"My mission is to notice the asymmetries in the world and turn them into things that create value for humanity and bring glory to God"
Most people assume the world is roughly fair:
put in effort, get proportional results.
But that is not how the world actually works.
The world runs on asymmetries.
An asymmetry is a situation where a small input produces a disproportionately large output.
One idea can build a billion-dollar company.
One line of code can automate work that once took ten people.
One insight can save years of wasted effort.
When you notice these situations, you are looking at an asymmetry. Most of the time, they are hiding in plain sight.
Why do asymmetries matter? Because that is where progress comes from.
If every action produced equal results, civilization would barely move. We would push as hard as we could and still inch forward.
But asymmetries create leverage.
They allow one person, one idea, or one tool to multiply impact.
Archimedes captured this in a single sentence:
“Give me a lever long enough, and a place to stand, and I will move the earth.”
That is leverage from first principles.
A lever does not create force from nothing. It rearranges force through structure. With a longer arm and a stable pivot, the same input can produce a far greater output.
That is the pattern behind asymmetries.
You are not trying to push harder than everyone else. You are trying to find the right place to stand, the right pivot, and the right lever.
In modern work, that lever might be code, data, systems, media, or capital.
One useful model, automated once, can support thousands of decisions.
One piece of infrastructure, built well, can remove recurring friction for years.
One distribution channel can compound every future insight you publish.
From first principles, leverage is the conversion of small effort into large consequence through design.
Asymmetry is what that looks like when it works.
Technology is full of examples.
A developer writes software once, and millions of people use it. The work does not scale linearly. The effect does.
That is why startups exist at all. A small group of people finds an asymmetry, some inefficiency, some overlooked opportunity, and builds something that captures it.
Think about search engines.
Before them, finding information on the internet was slow and messy. Then an algorithm made the world’s knowledge searchable.
That is an asymmetry.
Or think about containers in global shipping.
Before standardized containers, moving goods between ships, trucks, and trains was chaotic and expensive. Then one simple standard helped global trade explode.
That is an asymmetry too.
The striking thing about asymmetries is that they rarely look impressive at first.
They often appear as small technical improvements, small insights, or minor process changes.
But once leverage kicks in, the effects compound.
That is where value comes from.
Not by pushing harder than everyone else, but by seeing what others have not noticed.
When someone finds an asymmetry and turns it into a product, system, or tool, value is created.
And when value is created at scale, prosperity follows.
A new tool saves millions of people time.
A better system lowers the cost of something everyone needs.
A new technology unlocks entirely new industries.
That is how societies get richer.
Not through equal effort everywhere, but through leverage applied in the right places.
So here is one useful way to think about your work:
Look for asymmetries.
Look for places where effort and reward are wildly out of proportion.
Look for problems that seem small, but affect millions of people.
If you find one, you have probably found leverage.
Once you have found leverage, the work is not finished.
Leverage is powerful, but it is neutral.
The same force that can create value can also extract it.

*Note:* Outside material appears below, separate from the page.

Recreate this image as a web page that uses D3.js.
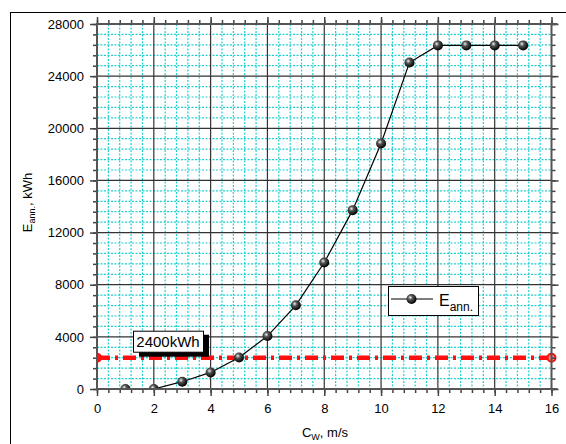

The same system that serves millions can also exploit them.
So the real question is not just whether you have found leverage, but what anchors it.
Leverage must be grounded in a moral framework.
Without it, it will eventually be used to take more than it gives.
But moral frameworks do not exist in a vacuum. They are rooted in deeper beliefs about what matters, who matters, and why.
For me, that foundation is my faith in God.
I believe leverage should be used to serve humanity, not exploit it. That is how it brings glory to God.
God is glorified when people flourish.
When value is created in a way that lifts others, expands access, and opens up opportunity.
When the child born in a remote part of the world has a real shot at prosperity because of something you built.
That is what it means to find asymmetry, apply leverage, and use it well.